Fröhder Irak devleti tarafından akredite edilmiş olduğundan Amerikalıların kendisine birtakım yerlere giriş izni vermediğini, düşman tarafından akredite edilenlerin Amerikan denetimi altındaki bölgelere giremeyeğini söylediklerini aktarıyor. Zaten yatağa girmeyen gazetecilerin ölmelerinin normal olduğunu, neredeyse ölmelerinde beis olmadığı edasıyla koalisyonun resmi ağızlarından duymuştuk. Ve hatta ölmedilerse öldürmek yolunda canhıraş bir çalışma yürütmek gerektiğini Filistin Oteli örneğinde gördük.
Bu meslek, bu yatağı durmaksızın sorgulamalıdır.
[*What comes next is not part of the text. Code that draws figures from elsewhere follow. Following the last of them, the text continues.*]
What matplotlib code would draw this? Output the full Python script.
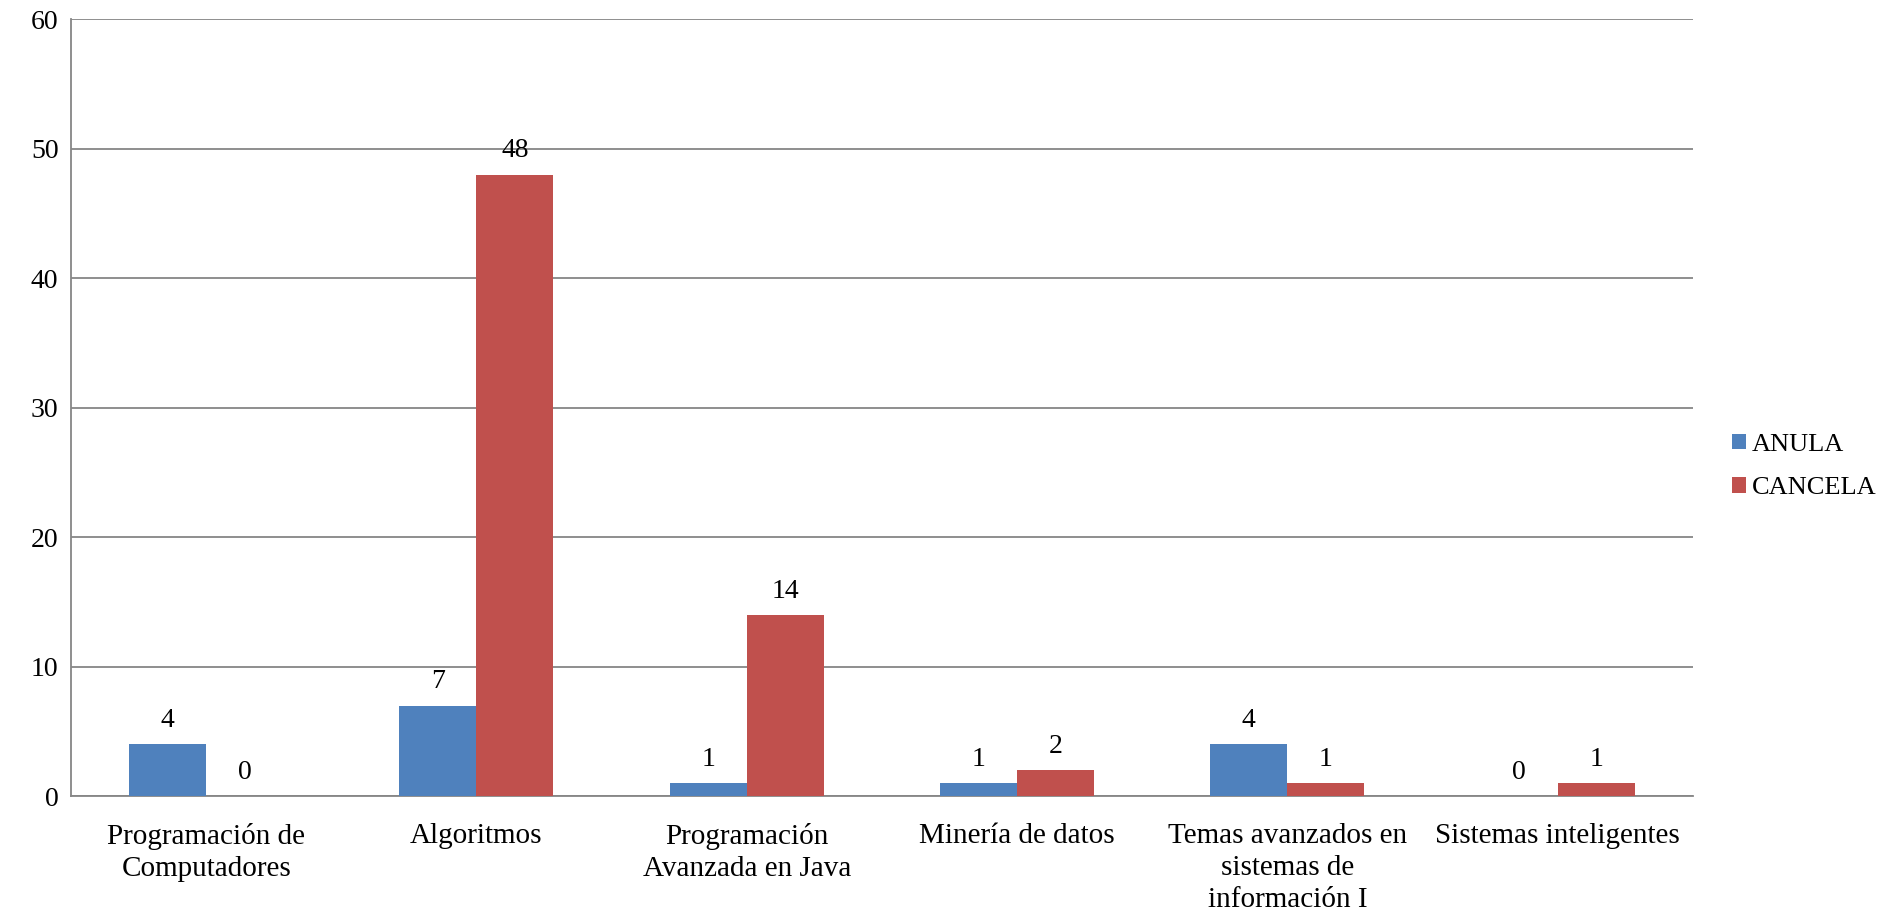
import numpy as np
import matplotlib
matplotlib.use("Agg")
import matplotlib.pyplot as plt

categories = ["Programación de\nComputadores", "Algoritmos", "Programación\nAvanzada en Java",
              "Minería de datos", "Temas avanzados en\nsistemas de\ninformación I", "Sistemas inteligentes"]
anula = [4, 7, 1, 1, 4, 0]
cancela = [0, 48, 14, 2, 1, 1]
series_names = ["ANULA", "CANCELA"]
yticks = [0, 10, 20, 30, 40, 50, 60]

plt.rcParams['font.family'] = ['Liberation Serif', 'DejaVu Serif']

fig = plt.figure(figsize=(18.83, 9.10), dpi=100)
ax = fig.add_axes([0.0377, 0.125, 0.8613, 0.854])

x = np.arange(len(categories))
w = 0.285
b1 = ax.bar(x - w/2, anula, w, color='#4F81BD', label=series_names[0], zorder=3)
b2 = ax.bar(x + w/2, cancela, w, color='#C0504D', label=series_names[1], zorder=3)

for bars in (b1, b2):
    for r in bars:
        v = r.get_height()
        ax.annotate(str(int(v)), (r.get_x() + r.get_width()/2, v), xytext=(0, 8),
                    textcoords='offset points', ha='center', va='bottom', fontsize=20)

ax.set_xlim(-0.5, len(categories) - 0.5)
ax.set_ylim(0, 60)
ax.set_yticks(yticks)
ax.set_yticklabels([str(t) for t in yticks], fontsize=20)
ax.set_xticks(x)
ax.set_xticklabels(categories, fontsize=21, linespacing=1.3, va='top')
ax.tick_params(axis='both', length=0)
ax.tick_params(axis='x', pad=19)
ax.tick_params(axis='y', pad=9)
ax.yaxis.grid(True, color='#868686', linewidth=1.3, zorder=0)
for s in ('top', 'right'):
    ax.spines[s].set_visible(False)
for s in ('left', 'bottom'):
    ax.spines[s].set_color('#868686')
    ax.spines[s].set_linewidth(1.3)

ax.legend(loc='center left', bbox_to_anchor=(0.920, 0.487), bbox_transform=fig.transFigure,
          frameon=False, fontsize=19, borderaxespad=0, borderpad=0,
          handlelength=0.5, handleheight=0.5, handletextpad=0.25, labelspacing=0.8)

fig.savefig("out.png", dpi=100)
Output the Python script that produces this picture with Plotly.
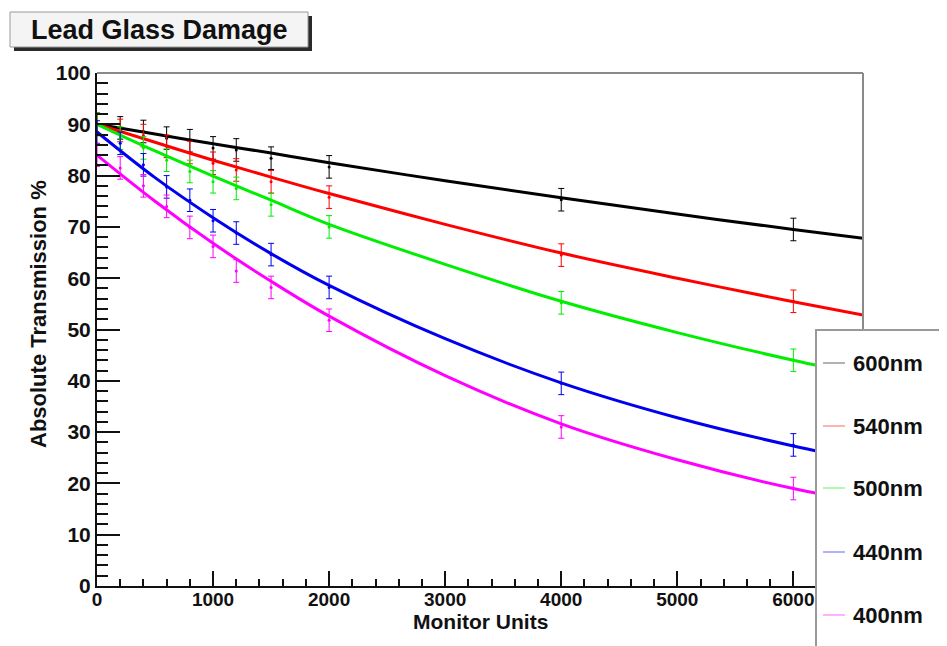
import plotly.graph_objects as go

# ---------------- data ----------------
monitor_units = [0, 200, 400, 600, 800, 1000, 1200, 1500, 2000, 4000, 6000]
series_names = ["600nm", "540nm", "500nm", "440nm", "400nm"]
series_colors = ["#000000", "#ff0000", "#00ee00", "#0000ee", "#ff00ff"]
t600 = [90, 89.3, 88.6, 87.3, 86.8, 85.4, 85.0, 83.4, 81.7, 75.3, 69.5]
t540 = [90, 88.8, 87.8, 85.7, 84.5, 82.4, 81.1, 78.8, 75.8, 64.5, 55.5]
t500 = [90, 87.3, 85.4, 83.0, 80.8, 78.8, 77.5, 74.3, 70.0, 55.2, 44.0]
t440 = [88.5, 86.3, 82.1, 77.8, 75.2, 71.2, 68.8, 64.6, 58.2, 39.5, 27.5]
t400 = [84, 81.5, 78.0, 74.0, 69.9, 66.2, 61.4, 58.2, 51.8, 31.0, 19.0]
errors = [2.2] * len(monitor_units)

fit_x = [0, 500, 1000, 1500, 2000, 3000, 4000, 5000, 6000, 6600]
fit600 = [90, 88.1, 86.2, 84.4, 82.5, 79.0, 75.7, 72.5, 69.5, 67.8]
fit540 = [90, 86.5, 83.0, 79.7, 76.5, 70.5, 64.9, 60.0, 55.4, 52.8]
fit500 = [90, 84.8, 79.9, 75.2, 70.5, 62.7, 55.5, 49.4, 44.0, 41.1]
fit440 = [88.5, 79.6, 71.8, 64.8, 58.6, 48.2, 39.6, 32.8, 27.3, 24.6]
fit400 = [84, 75.0, 66.8, 59.4, 52.6, 41.0, 31.6, 24.6, 19.0, 16.5]

series_vals = [t600, t540, t500, t440, t400]
fit_vals = [fit600, fit540, fit500, fit440, fit400]

x_range = [0, 6600]
y_range = [0, 100]

# ---------------- layout geometry (screen pixels) ----------------
W, H = 947, 646
OFF = 8  # page body margin
L, R, T, B = 97, 863, 73, 586
PW, PH = R - L, B - T


def px(x):
    return (x - L) / PW


def py(y):
    return (B - y) / PH


FONT = "Liberation Sans, Arial, sans-serif"
INK = "#111111"

fig = go.Figure()

for name, col, vals, fv in zip(series_names, series_colors, series_vals, fit_vals):
    fig.add_trace(go.Scatter(
        x=fit_x, y=fv, mode="lines", line=dict(color=col, width=3, shape="spline"),
        showlegend=False, hoverinfo="skip", name=name + " fit"))
    fig.add_trace(go.Scatter(
        x=monitor_units, y=vals, mode="markers",
        marker=dict(color=col, size=3),
        error_y=dict(type="data", array=errors, visible=True, color=col,
                     thickness=1, width=3),
        showlegend=False, name=name))

shapes = []
# top / right frame (gray)
shapes.append(dict(type="line", xref="paper", yref="paper", x0=0, x1=1, y0=1, y1=1,
                   line=dict(color="#8a8a8a", width=2), layer="above"))
shapes.append(dict(type="line", xref="paper", yref="paper", x0=1, x1=1, y0=0, y1=1,
                   line=dict(color="#8a8a8a", width=2), layer="above"))

# title box with shadow
shapes.append(dict(type="rect", xref="paper", yref="paper",
                   x0=px(14), x1=px(312), y0=py(51), y1=py(16),
                   fillcolor="#2a2a2a", line=dict(width=0), layer="above"))
shapes.append(dict(type="rect", xref="paper", yref="paper",
                   x0=px(10), x1=px(308), y0=py(47), y1=py(12),
                   fillcolor="#f4f4f4", line=dict(color="#9a9a9a", width=1), layer="above"))

# legend box
shapes.append(dict(type="rect", xref="paper", yref="paper",
                   x0=px(816), x1=px(960), y0=py(660), y1=py(330),
                   fillcolor="white", line=dict(color="#999999", width=2), layer="above"))

legend_y = [363, 426, 488, 552, 615]
annotations = []
for name, col, ly in zip(series_names, series_colors, legend_y):
    shapes.append(dict(type="line", xref="paper", yref="paper",
                       x0=px(823), x1=px(845), y0=py(ly), y1=py(ly),
                       line=dict(color=col, width=1.5), opacity=0.4, layer="above"))
    annotations.append(dict(text=name, xref="paper", yref="paper", x=px(851), y=py(ly),
                            xanchor="left", yanchor="middle", showarrow=False,
                            font=dict(family=FONT, size=22, color=INK, weight="bold")))

annotations.append(dict(text="Lead Glass Damage", xref="paper", yref="paper",
                        x=px(159), y=py(30), xanchor="center", yanchor="middle",
                        showarrow=False,
                        font=dict(family=FONT, size=27, color=INK, weight="bold")))
annotations.append(dict(text="Absolute Transmission %", xref="paper", yref="paper",
                        x=px(38), y=py(314), xanchor="center", yanchor="middle",
                        textangle=-90, showarrow=False,
                        font=dict(family=FONT, size=22, color=INK, weight="bold")))
annotations.append(dict(text="Monitor Units", xref="paper", yref="paper",
                        x=px(480), y=py(621), xanchor="center", yanchor="middle",
                        showarrow=False,
                        font=dict(family=FONT, size=21, color=INK, weight="bold")))

fig.update_layout(
    width=W, height=H,
    margin=dict(l=L - OFF, r=W - (R - OFF), t=T - OFF, b=H - (B - OFF), pad=0),
    paper_bgcolor="white", plot_bgcolor="white",
    showlegend=False,
    shapes=shapes, annotations=annotations,
    font=dict(family=FONT, color=INK),
    xaxis=dict(range=x_range, dtick=1000, tick0=0, showgrid=False, zeroline=False,
               showline=True, linecolor=INK, linewidth=2,
               ticks="inside", ticklen=15, tickwidth=1.5, tickcolor=INK,
               ticklabelstandoff=-5,
               minor=dict(dtick=200, ticks="inside", ticklen=7, tickwidth=1.5,
                          tickcolor=INK, showgrid=False),
               tickfont=dict(family=FONT, size=19, color=INK, weight="bold")),
    yaxis=dict(range=y_range, dtick=10, tick0=0, showgrid=False, zeroline=False,
               showline=True, linecolor=INK, linewidth=2,
               ticks="inside", ticklen=23, tickwidth=1.5, tickcolor=INK,
               minor=dict(dtick=2, ticks="inside", ticklen=11, tickwidth=1.5,
                          tickcolor=INK, showgrid=False),
               tickfont=dict(family=FONT, size=21, color=INK, weight="bold")),
)

fig.write_html("out.html")
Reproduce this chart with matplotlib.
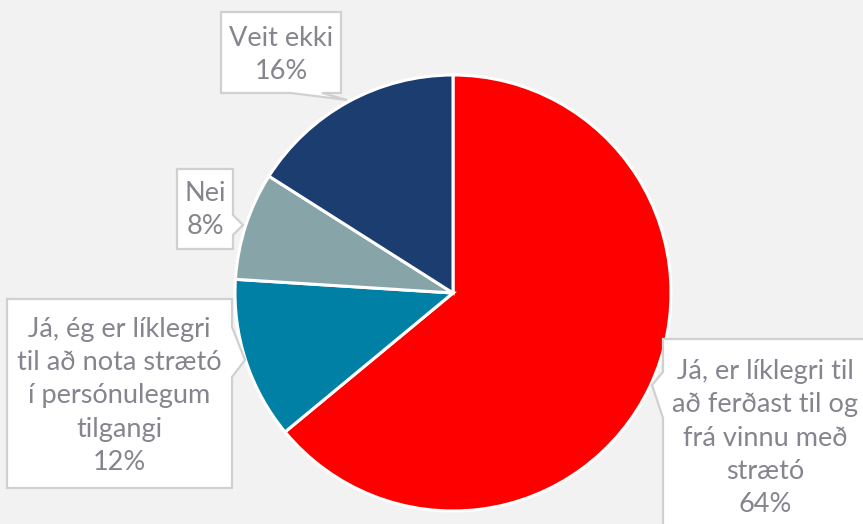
import matplotlib
matplotlib.use("Agg")
import matplotlib.pyplot as plt
from matplotlib.patches import Polygon

# ---- data ----
categories = [
    "Já, er líklegri til\nað ferðast til og\nfrá vinnu með\nstrætó",
    "Já, ég er líklegri\ntil að nota strætó\ní persónulegum\ntilgangi",
    "Nei",
    "Veit ekki",
]
values = [64, 12, 8, 16]
colors = ["#FF0000", "#0080A4", "#87A5A8", "#1C3D6F"]

# ---- layout (pixel coordinates, origin top-left) ----
W, H = 863, 524
CX, CY, R = 453, 293, 218

def px(x, y):
    return ((x - CX) / R, (CY - y) / R)

fig = plt.figure(figsize=(W / 100, H / 100), dpi=100, facecolor="#F2F2F2")
ax = fig.add_axes([0, 0, 1, 1])
ax.set_facecolor("#F2F2F2")

ax.pie(values, colors=colors, startangle=90, counterclock=False, radius=1,
       wedgeprops=dict(edgecolor="white", linewidth=2.2))
ax.set_xlim(-CX / R, (W - CX) / R)
ax.set_ylim((CY - H) / R, CY / R)
ax.set_aspect("equal")
ax.axis("off")

# callout outlines (pixel layout) and text centres
callouts = [
    # right box (64%)
    ([(663, 540), (663, 418), (652, 385), (663, 372), (663, 339), (900, 339), (900, 540)], (765, 438)),
    # left box (12%)
    ([(7, 299), (232, 299), (232, 327), (245, 360), (232, 377), (232, 488), (7, 488)], (119, 396)),
    # Nei (8%)
    ([(177, 169), (233, 169), (233, 215), (243, 225), (233, 235), (233, 249), (177, 249)], (205, 210)),
    # Veit ekki (16%)
    ([(221, 12), (341, 12), (341, 93), (322, 93), (347, 100), (291, 93), (221, 93)], (281, 55)),
]

for (poly, (tx, ty)), cat, val in zip(callouts, categories, values):
    ax.add_patch(Polygon([px(x, y) for x, y in poly], closed=True,
                         facecolor="white", edgecolor="#D0D0D0", linewidth=1.6,
                         zorder=3, clip_on=False))
    ax.text(*px(tx, ty), f"{cat}\n{val}%", ha="center", va="center",
            multialignment="center", fontsize=19.5, family="Lato",
            color="#85858F", linespacing=1.42, zorder=4)

fig.savefig("out.png", dpi=100, facecolor=fig.get_facecolor())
Yataklandırılmanın, iliştirilmenin ya da adı her ne olursa olsun savaş durumlarında savaşan taraflardan birinin cephesinde savaş muhabirliği yapma mantığının oturması, kurumsallaşması ve geliştirilmesi, üstelik gazeteciler tarafından ‘yeni bir yöntem’ olarak değerlendirilmesi hepimizin duymaktan usandığı etik tartışmalarına yeni bir şekil getiriyor. Bu yeni şeklin içindeki sorunsal ise bu mesleğin kendisi kadar eski olsa gerek.
Amacına ulaşmak için her yöntemi kullanan gazetecinin asıl amacı nedir ve kullandığı bu ‘her yol’ hangi yolları meşrulaştırır? Asker kıyafetleri içinde, ‘şimdi bilmemnereye girdik’ diye haber geçen, hangi haberi geçip hangi habere geçemeyeceğine dair kontratın altına imza atan kişi artık gazeteci midir? Tüm dünyaya yalan söylediklerini pişkin pişkin haykırarak, ‘Bizimle olmayanın güvenliğinden sorumlu olamayız’ diyen zihniyetin yatağına çakılan gazeteciler bu savaşta öldürülen meslektaşlarının sorumluluğunu hiç mi taşımıyorlar?